You should take your car back to the shop if it is leaking after an oil change. Whether you drive a Subaru or a BMW, your car relies on having the proper internal lubrication from the oil to function.
If your car loses too much oil from a leak, you won’t just be wasting money — you’ll also put your engine at risk of catastrophic damage.
Inside the engine, thousands of minuscule piston movements repeat every second to generate the mechanical energy necessary to put your car into motion. These repeated motions can only operate so smoothly because the pistons are well-lubricated and have the correct amount of friction. Without enough oil to lubricate the cylinders, the engine will quickly fail.
Oil serves an essential role within your vehicle. If the engine cylinders aren’t properly lubricated, the pistons will generate too much heat and begin to warp or fail. If the pistons or cylinders are warped or melted, the amount of compression generated by the piston won’t be enough to keep your car moving.

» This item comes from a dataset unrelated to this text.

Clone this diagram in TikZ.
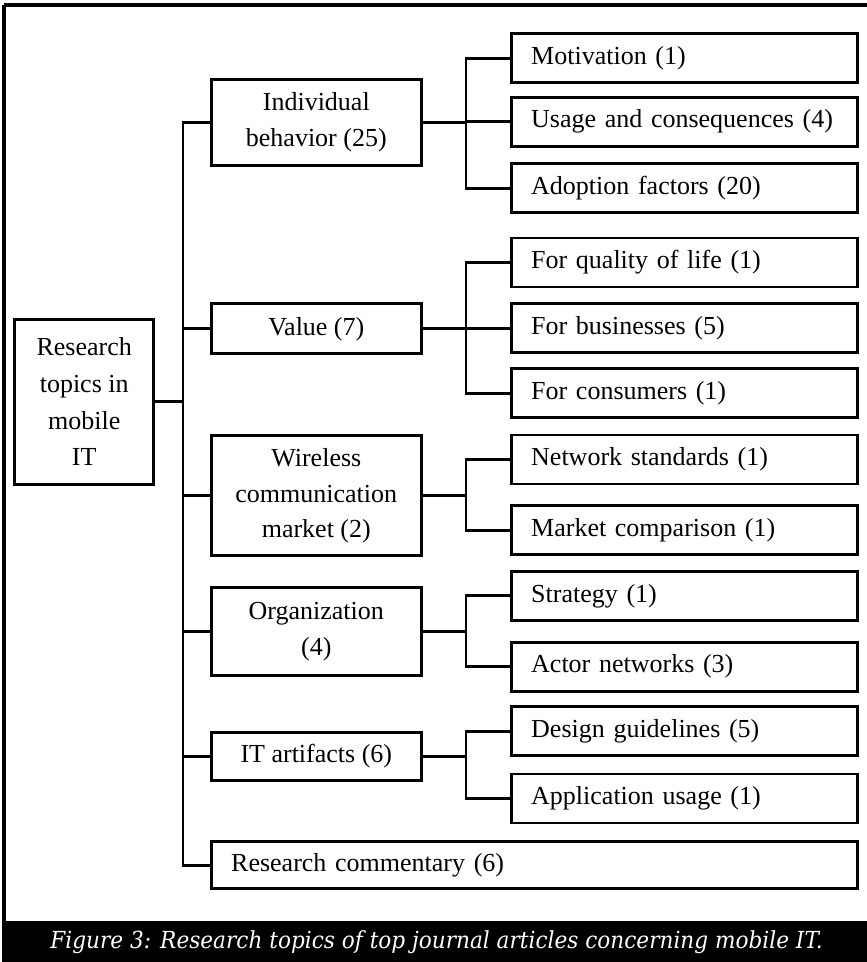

As you can see, it’s absolutely essential to take your car back to the shop if it leaks after an oil change. If you decide not to address the leaking oil, you will risk harming the performance of your car’s engine. You could potentially cause your car to stop working altogether.
If you are looking for a new mechanic, check out these 5 Things To Look For When Choosing A Mechanic For Your Subaru.
Cars are complex machines that rely on many components running as intended to function. Some components are more critical than others — and there’s no doubt that the engine is among the most important.
While saving your concerns about an oil leak for another day might be tempting, you should always address the issue as soon as possible to ensure that your car can stay at top performance.